Explain the scaled dot-product attention mechanism and multi-head attention
Describe how SMILES strings are tokenised and what vocabulary design choices matter for chemistry
Fine-tune a chemical BERT model for property prediction and interpret the CLS-token embedding
Compare text-based transformer models with graph-based GNNs for molecular tasks

Key Takeaways

Takeaway 1. Self-attention allows every token to attend to every other token in constant depth — this global receptive field is the key advantage over recurrent models, and it is why transformers scale so well.
Takeaway 2. SMILES tokenisation is non-trivial: character-level tokenisation conflates multi-character element symbols; atom-level tokenisation with a chemistry-aware tokeniser is strongly preferred.

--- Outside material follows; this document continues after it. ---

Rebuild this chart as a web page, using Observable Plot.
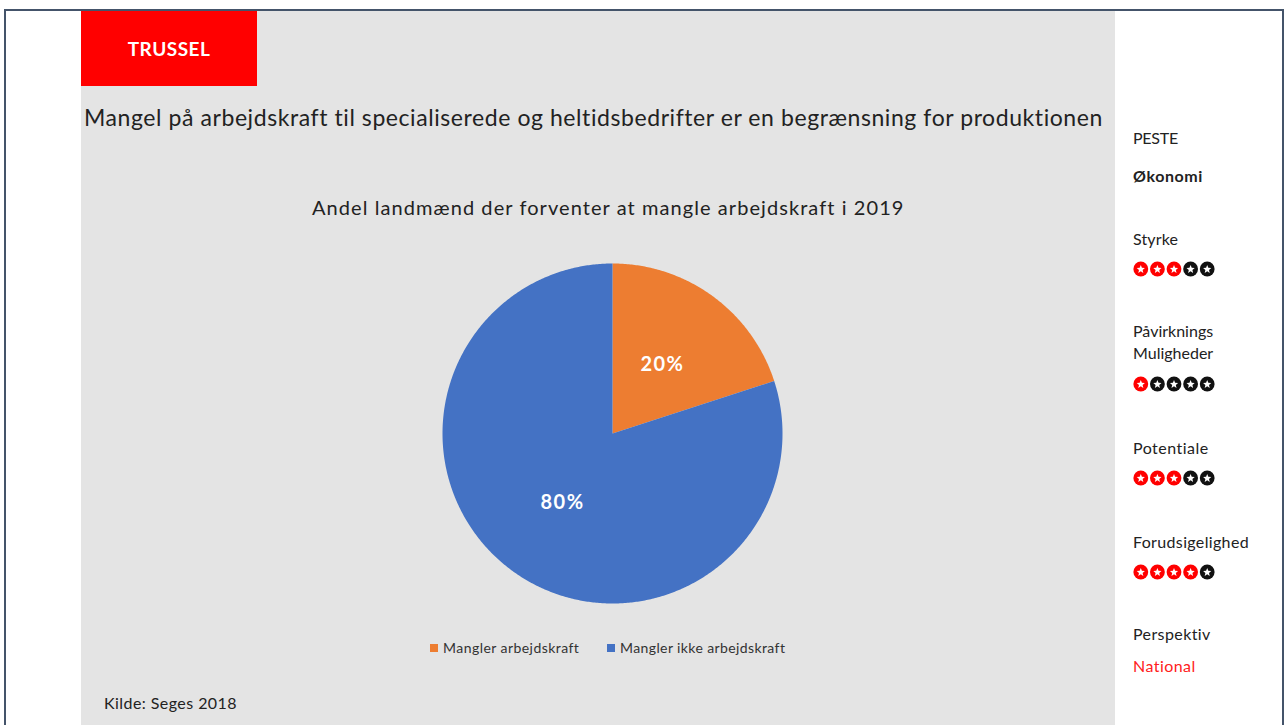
<!DOCTYPE html>
<html>
<head>
<meta charset="utf-8">
<script src="https://cdn.jsdelivr.net/npm/d3@7"></script>
<script src="https://cdn.jsdelivr.net/npm/@observablehq/plot@0.6"></script>
<style>
  html, body { margin: 0; padding: 0; background: #ffffff; }
  body { width: 1288px; height: 725px; position: relative; overflow: hidden; font-family: Lato, "Open Sans", sans-serif; color: #222; }
  .abs { position: absolute; white-space: nowrap; }
  #frame { position: absolute; left: 4px; top: 9px; width: 1280px; height: 740px; border: 2px solid #44546a; box-sizing: border-box; }
  #panel { position: absolute; left: 81px; top: 11px; width: 1034px; height: 714px; background: #e4e4e4; }
  #tag { position: absolute; left: 81px; top: 11px; width: 176px; height: 75px; background: #ff0000; color: #fff; font-weight: bold; font-size: 19px; display: flex; align-items: center; justify-content: center; letter-spacing: 0.5px; }
  .side { font-size: 16px; color: #222; }
  #chart { position: absolute; left: 411.5px; top: 232.5px; }
  .legend { font-size: 14px; color: #333; display: flex; align-items: center; }
  .sw { display: inline-block; width: 8px; height: 8px; margin-right: 5px; }
</style>
</head>
<body>
<div id="frame"></div>
<div id="panel"></div>
<div id="tag">TRUSSEL</div>
<div class="abs fit" data-w="1019" style="left:84px; top:103px; font-size:23px;">Mangel på arbejdskraft til specialiserede og heltidsbedrifter er en begrænsning for produktionen</div>
<div class="abs fit" data-w="592" style="left:312px; top:195px; font-size:20px;">Andel landmænd der forventer at mangle arbejdskraft i 2019</div>
<div id="chart"></div>
<div id="legend" class="abs legend" style="left:430px; top:639px;"></div>
<div class="abs fit" data-w="133" style="left:104px; top:693px; font-size:16px;">Kilde: Seges 2018</div>
<div id="side"></div>
<script>
// ---- data ----
const categories = ["Mangler arbejdskraft", "Mangler ikke arbejdskraft"];
const shares = [20, 80];
const sliceColors = ["#ed7d31", "#4472c4"];
const valueLabels = ["20%", "80%"];

const sideHeader = "PESTE";
const sideCategory = "Økonomi";
const ratingNames = ["Styrke", "Påvirknings\nMuligheder", "Potentiale", "Forudsigelighed"];
const ratingValues = [3, 1, 3, 4];
const ratingMax = 5;
const perspectiveLabel = "Perspektiv";
const perspectiveValue = "National";

// ---- pie geometry from data ----
const pie = d3.pie().sort(null).value(d => d.value)(categories.map((c, i) => ({key: c, value: shares[i], label: valueLabels[i]})));
const outline = [];
pie.forEach(a => {
  outline.push({key: a.data.key, x: 0, y: 0});
  const n = Math.max(2, Math.ceil((a.endAngle - a.startAngle) / (Math.PI / 360)));
  for (let k = 0; k <= n; k++) {
    const t = a.startAngle + (a.endAngle - a.startAngle) * k / n;
    outline.push({key: a.data.key, x: Math.sin(t), y: Math.cos(t)});
  }
  outline.push({key: a.data.key, x: 0, y: 0});
});
const labelPts = pie.map(a => {
  const t = (a.startAngle + a.endAngle) / 2;
  return {x: 0.5 * Math.sin(t), y: 0.5 * Math.cos(t), text: a.data.label};
});

const plot = Plot.plot({
  width: 400, height: 400,
  margin: 30,
  x: {domain: [-1, 1], axis: null},
  y: {domain: [-1, 1], axis: null},
  color: {domain: categories, range: sliceColors},
  style: {background: "transparent"},
  marks: [
    Plot.line(outline, {x: "x", y: "y", z: "key", fill: "key", stroke: "none", curve: "linear-closed"}),
    Plot.text(labelPts, {x: "x", y: "y", text: "text", fill: "white", fontWeight: "bold", fontSize: 20, fontFamily: "Lato, sans-serif", style: "letter-spacing:1.5px"})
  ]
});
plot.querySelectorAll("text").forEach(t => t.style.letterSpacing = "1.5px");
document.getElementById("chart").appendChild(plot);

// ---- legend ----
const leg = document.getElementById("legend");
const legW = [136, 165];
categories.forEach((c, i) => {
  const item = document.createElement("span");
  item.style.display = "inline-flex"; item.style.alignItems = "center";
  item.style.position = "absolute"; item.style.left = (i === 0 ? 0 : 177) + "px"; item.style.top = "0";
  item.innerHTML = `<span class="sw" style="background:${sliceColors[i]}"></span><span class="fit" data-w="${legW[i]}">${c}</span>`;
  leg.appendChild(item);
});

// ---- side panel ----
function starIcons(v) {
  let s = `<svg width="${ratingMax * 17}" height="17" style="display:block">`;
  for (let i = 0; i < ratingMax; i++) {
    const cx = 7.8 + i * 16.6, cy = 8, col = i < v ? "#ff0000" : "#111";
    s += `<circle cx="${cx}" cy="${cy}" r="7.4" fill="${col}"/>`;
    const pts = d3.range(10).map(k => {
      const ang = -Math.PI / 2 + k * Math.PI / 5, r = k % 2 ? 1.9 : 4.3;
      return [cx + r * Math.cos(ang), cy + 0.4 + r * Math.sin(ang)].join(",");
    }).join(" ");
    s += `<polygon points="${pts}" fill="#fff"/>`;
  }
  return s + "</svg>";
}
const side = document.getElementById("side");
const tops = {header: 128, cat: 166, ratings: [228, 320, 437, 531], icons: [261, 376, 470, 564], persp: 624, perspVal: 656};
side.innerHTML += `<div class="abs side fit" data-w="45" style="left:1133px; top:${tops.header}px;">${sideHeader}</div>`;
side.innerHTML += `<div class="abs side fit" data-w="70" style="left:1133px; top:${tops.cat}px; font-weight:bold;">${sideCategory}</div>`;
const nameW = [45, 84, 76, 116];
ratingNames.forEach((n, i) => {
  side.innerHTML += `<div class="abs side" style="left:1133px; top:${tops.ratings[i]}px; line-height:22px;">${n.split("\n").map(p => `<div><span class="fit" data-w="${n.includes("\n") ? 0 : nameW[i]}">${p}</span></div>`).join("")}</div>`;
  side.innerHTML += `<div class="abs" style="left:1133px; top:${tops.icons[i]}px;">${starIcons(ratingValues[i])}</div>`;
});
side.innerHTML += `<div class="abs side fit" data-w="78" style="left:1133px; top:${tops.persp}px;">${perspectiveLabel}</div>`;
side.innerHTML += `<div class="abs side fit" data-w="63" style="left:1133px; top:${tops.perspVal}px; color:#ff2020;">${perspectiveValue}</div>`;

// ---- fit text widths by letter spacing ----
document.querySelectorAll(".fit").forEach(el => {
  const target = +el.dataset.w;
  if (!target) return;
  const w = el.getBoundingClientRect().width;
  const n = el.textContent.length;
  el.style.letterSpacing = ((target - w) / n) + "px";
});
</script>
</body>
</html>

Takeaway 3. For property prediction, fine-tuning only the classification head on a frozen BERT encoder is a fast baseline; full fine-tuning usually wins with ≥500 labelled molecules.
Takeaway 4. Transformers on SMILES and GNNs on molecular graphs are not interchangeable — they encode complementary inductive biases; ensemble or multi-view models often outperform either alone.